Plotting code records
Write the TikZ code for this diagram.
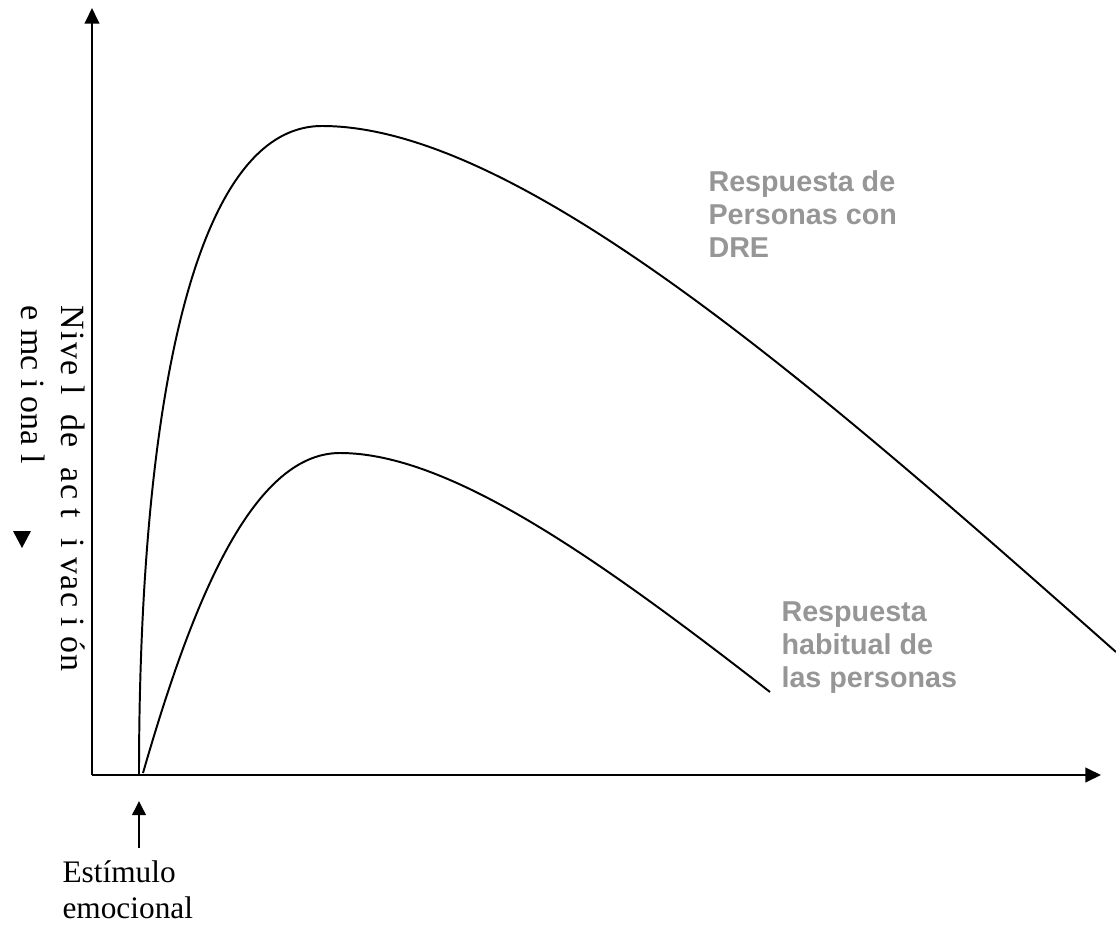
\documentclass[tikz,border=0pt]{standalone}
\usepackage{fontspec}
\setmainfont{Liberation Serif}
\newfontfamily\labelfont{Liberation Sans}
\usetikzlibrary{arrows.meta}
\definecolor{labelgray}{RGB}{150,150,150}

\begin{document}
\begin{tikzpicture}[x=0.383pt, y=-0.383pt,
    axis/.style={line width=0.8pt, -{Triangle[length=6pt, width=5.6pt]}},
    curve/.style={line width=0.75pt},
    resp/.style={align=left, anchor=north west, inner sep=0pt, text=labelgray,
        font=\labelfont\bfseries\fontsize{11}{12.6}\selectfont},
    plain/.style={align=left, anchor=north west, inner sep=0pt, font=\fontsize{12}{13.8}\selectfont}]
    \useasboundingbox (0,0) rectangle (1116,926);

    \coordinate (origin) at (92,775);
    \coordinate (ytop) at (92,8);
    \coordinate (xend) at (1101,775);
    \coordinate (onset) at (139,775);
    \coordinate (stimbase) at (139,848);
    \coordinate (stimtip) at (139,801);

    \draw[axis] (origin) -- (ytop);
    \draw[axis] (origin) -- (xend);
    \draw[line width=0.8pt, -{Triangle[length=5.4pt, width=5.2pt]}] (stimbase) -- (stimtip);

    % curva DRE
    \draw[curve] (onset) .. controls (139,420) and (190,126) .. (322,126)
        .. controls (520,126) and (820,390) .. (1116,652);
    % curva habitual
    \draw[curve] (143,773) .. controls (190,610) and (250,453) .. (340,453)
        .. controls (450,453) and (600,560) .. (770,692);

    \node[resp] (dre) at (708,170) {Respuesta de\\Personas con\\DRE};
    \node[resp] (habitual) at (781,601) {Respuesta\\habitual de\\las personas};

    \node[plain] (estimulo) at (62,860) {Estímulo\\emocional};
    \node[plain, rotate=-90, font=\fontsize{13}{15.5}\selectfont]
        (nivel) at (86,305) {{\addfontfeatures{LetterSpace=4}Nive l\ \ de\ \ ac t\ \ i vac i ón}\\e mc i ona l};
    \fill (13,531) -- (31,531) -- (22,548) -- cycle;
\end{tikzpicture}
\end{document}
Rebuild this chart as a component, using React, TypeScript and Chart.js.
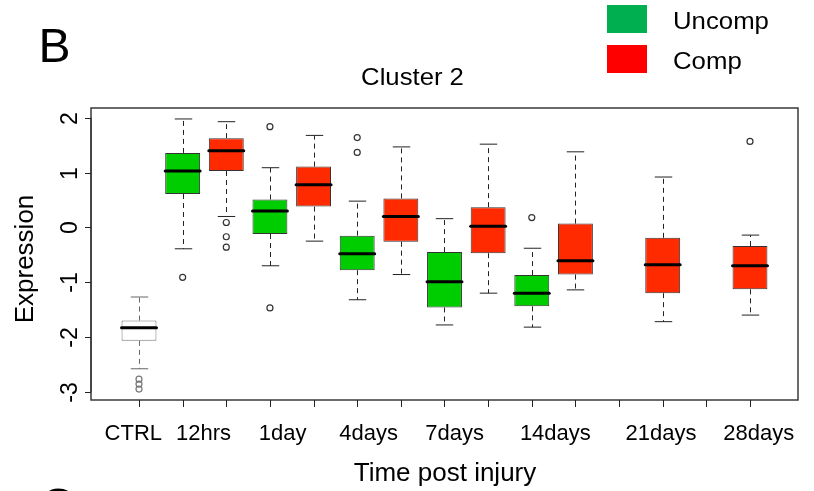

§ **What needs to be done**
Please repeat exactly the data above from its first line to the line that contains "(0,0) rectangle (1116,926);", inclusive, and leave every picture out.

§ **Exercise solution**
Write the TikZ code for this diagram.
\documentclass[tikz,border=0pt]{standalone}
\usepackage{fontspec}
\setmainfont{Liberation Serif}
\newfontfamily\labelfont{Liberation Sans}
\usetikzlibrary{arrows.meta}
\definecolor{labelgray}{RGB}{150,150,150}

\begin{document}
\begin{tikzpicture}[x=0.383pt, y=-0.383pt,
    axis/.style={line width=0.8pt, -{Triangle[length=6pt, width=5.6pt]}},
    curve/.style={line width=0.75pt},
    resp/.style={align=left, anchor=north west, inner sep=0pt, text=labelgray,
        font=\labelfont\bfseries\fontsize{11}{12.6}\selectfont},
    plain/.style={align=left, anchor=north west, inner sep=0pt, font=\fontsize{12}{13.8}\selectfont}]
    \useasboundingbox (0,0) rectangle (1116,926);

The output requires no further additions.